FREE FALL JAZZ

Chris ThileTempi duri per i puristi (se ancora esistono) del jazz. Le proposte intorno alla musica improvvisata considerano sempre più il jazz uno dei possibili linguaggi utilizzabili rispetto ad altri provenienti dai più svariati contesti culturali, per lo più mantenendo ancora una posizione centrale, altre volte paritaria, in altri casi subordinata, o persino del tutto assente. Sono i probabili effetti di un processo di generale globalizzazione culturale che perdura ormai da tempo e che in fondo ha visto il jazz essere, forse sin dalla sua nascita,  tra i precursori di ciò che più distintamente osserviamo oggi. Ciò non significa che tutte le commistioni musicali che si realizzano siano valide e di buona fattura e, men che meno, tutto possa essere considerato con l’etichetta “jazz”, come si tende un po’ troppo superficialmente a fare.
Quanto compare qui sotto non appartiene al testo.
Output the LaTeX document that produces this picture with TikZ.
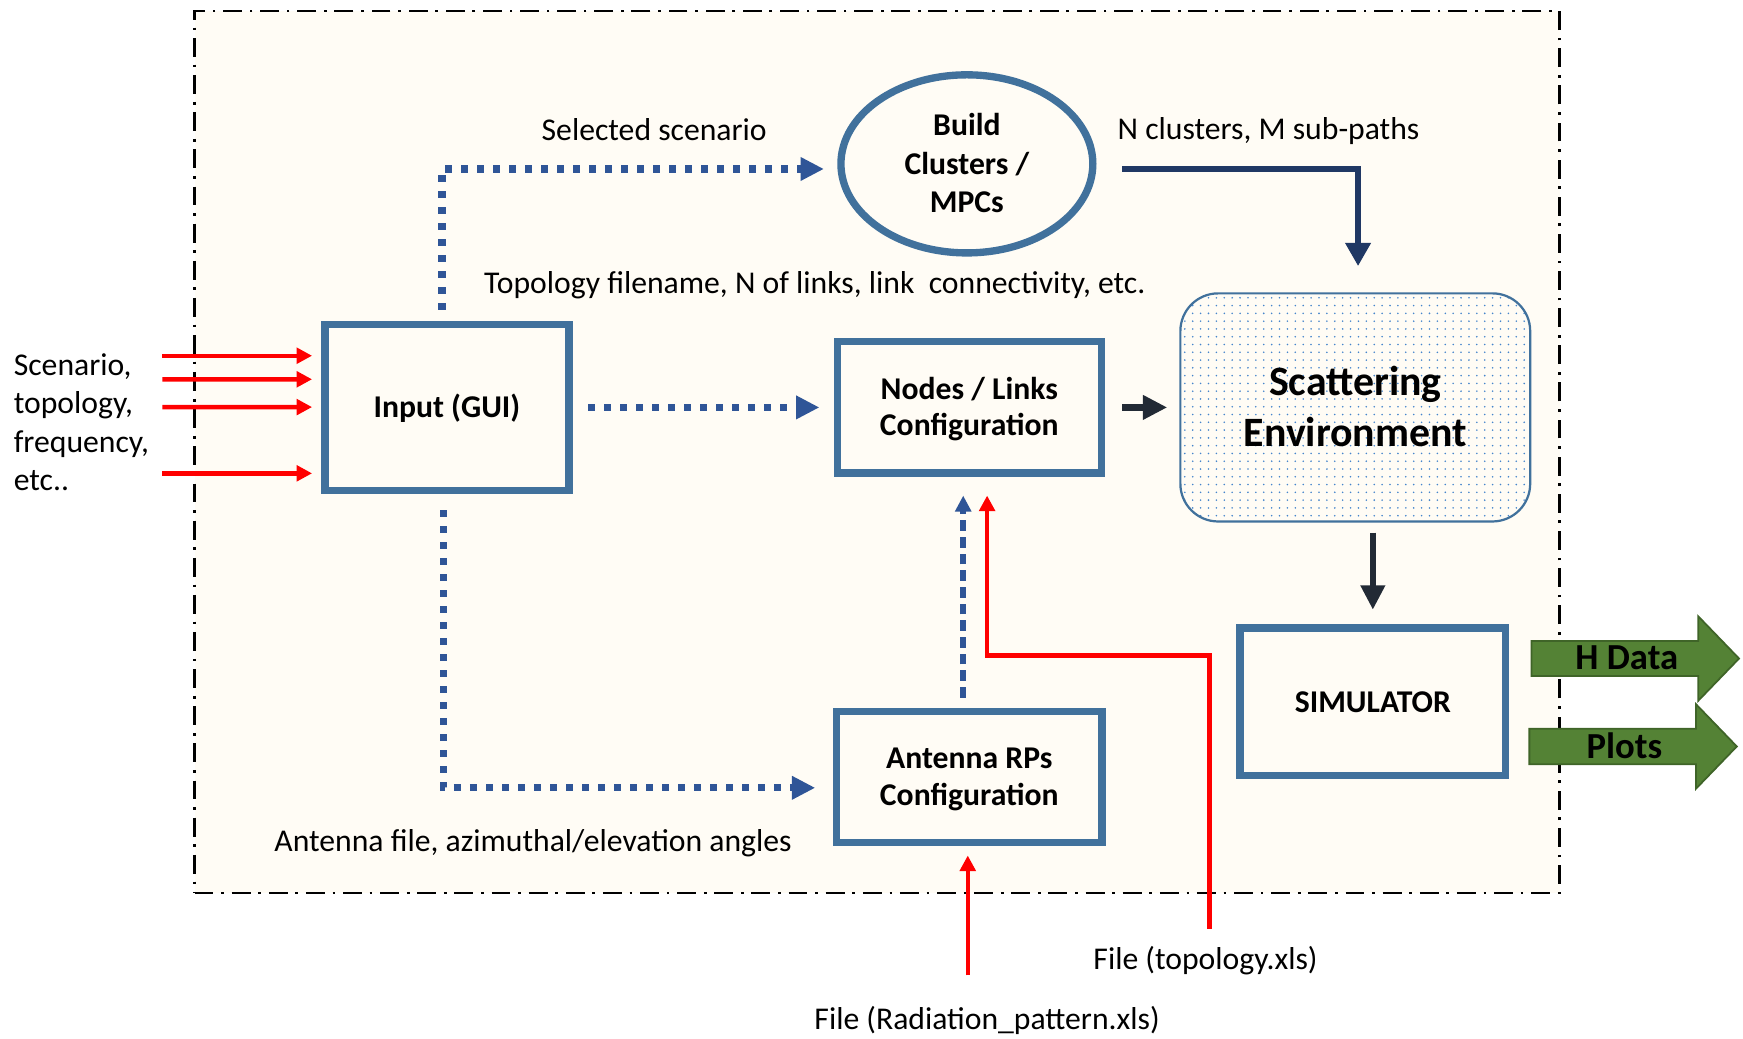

In linea di massima le miscele linguistiche che paiono più interessanti e riuscite sono ancora quelle meno forzate e artificiose, ovvero, quelle che condividono una qualche prossimità culturale o una contiguità geografica tra loro.

Il duo Chris Thile e Brad Mehldau è probabilmente uno di questi casi: un incontro fugace e occasionale nel 2011, una serie di concerti in nove città nel 2013 e un altro ingaggio di due serate di successo nel 2015 sono sfociati in una rapida incursione in studio per fissare in questo doppio CD quello che stava accadendo. Si tratta di una proposta che va oltre la semplice provenienza dal mondo del jazz di Mehldau, o quella dal bluegrass del mandolino e la voce di Thile. Al di là di tali componenti primarie, la loro tavolozza risulta qui più variegata, dedicando altrettanto spazio al country, al song, al rock acustico di cantautori americani, ovviamente non tralasciando grandi figure come Bob Dylan e Joni Mitchell nel set di temi proposti. Insomma, pare proprio di ascoltare un ritratto musicale di un’America bianca vista sotto il filtro jazzistico dell’uno, e del bluegrass dell’altro. Operazione di sintesi mi pare riuscita, di due linguaggi musicali evidentemente conciliabili, anche per le ragioni suddette.

Oltre alle composizioni di cantautori come Elliott Smith (sfortunato ma valido cantautore americano del rock) in Independence Day, o David Rawlings & Gillian Welch in Scarlet Town, ciascuno contribuisce con proprie composizioni, in Tallahassee Junction e The Watcher, a cura del pianista, Noise Machine e Daughter of Eve da parte di Thile, oltre a risultare coautori dell’iniziale The Old Shade Tree. Personalmente, le preferenze vanno per i brani di Mehldau e quelli dei cantautori citati, contenenti interventi solistici del pianista molto swinganti, oltre ad evidenziare l’eccellente trattamento del tema di Dylan, Don’t Think Twice It’s Alright.

Nel complesso un incontro originale e riuscito che si lascia ascoltare senza annoiare anche l’orecchio jazzisticamente più esigente.